In mid-October, the attorney visited his client in prison in Marion, Illinois and, subsequently, disclosed that Bout could no longer finance his defense.

Vzglyad previously reported that, on Sept. 20, Alexander Lukashevich of the Russian Foreign Ministry stated that Moscow would seek the return of Bout and Yaroshenko to Russia. “We are still looking forward to a response from the American side; unfortunately, there has been no response this far,” Lukashevich said. He added that the Russian diplomatic services were in contact with the two convicts and were providing them with assistance and support.

Previously, during the APEC summit in Vladivostok, Russian Foreign Minister Sergey Lavrov said that Russia intended to get Bout and Yaroshenko home from the United States.

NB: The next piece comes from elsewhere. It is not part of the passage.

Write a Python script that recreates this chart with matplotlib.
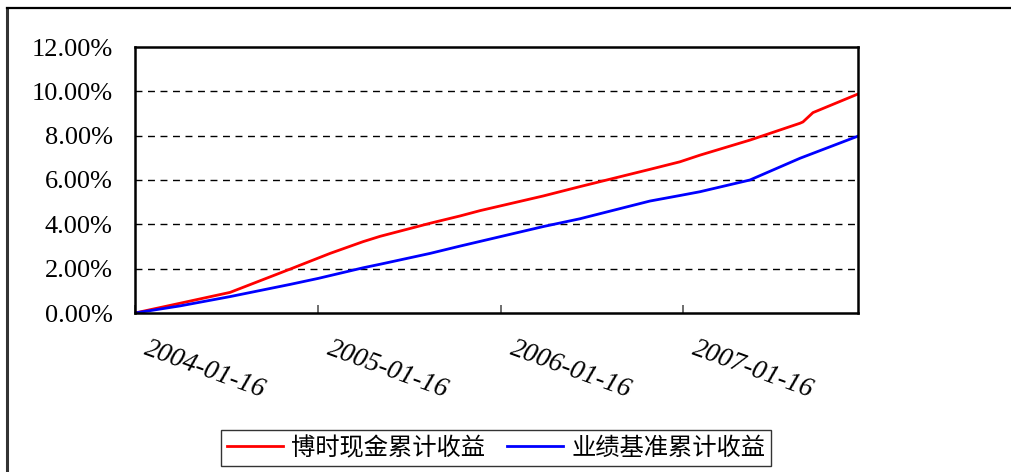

In April 2012, Bout was sentenced to 25 years in prison and was fined $15 million for plotting to sell weapons to the radical Revolutionary Armed Forces of Colombia. Bout agreed for the U.S. Department of Justice to extradite him to Russia under the Council of Europe’s Convention on Extradition of 1983. On Aug. 23, Russia used diplomatic channels to send to the United States a package of documents required for extradition of Viktor Bout.

Moscow called the decision of the American court “unwarranted” and “politically motivated.” The Foreign Ministry promised to get the Russian national back home, adding that the issue would top the agenda for talks with Washington.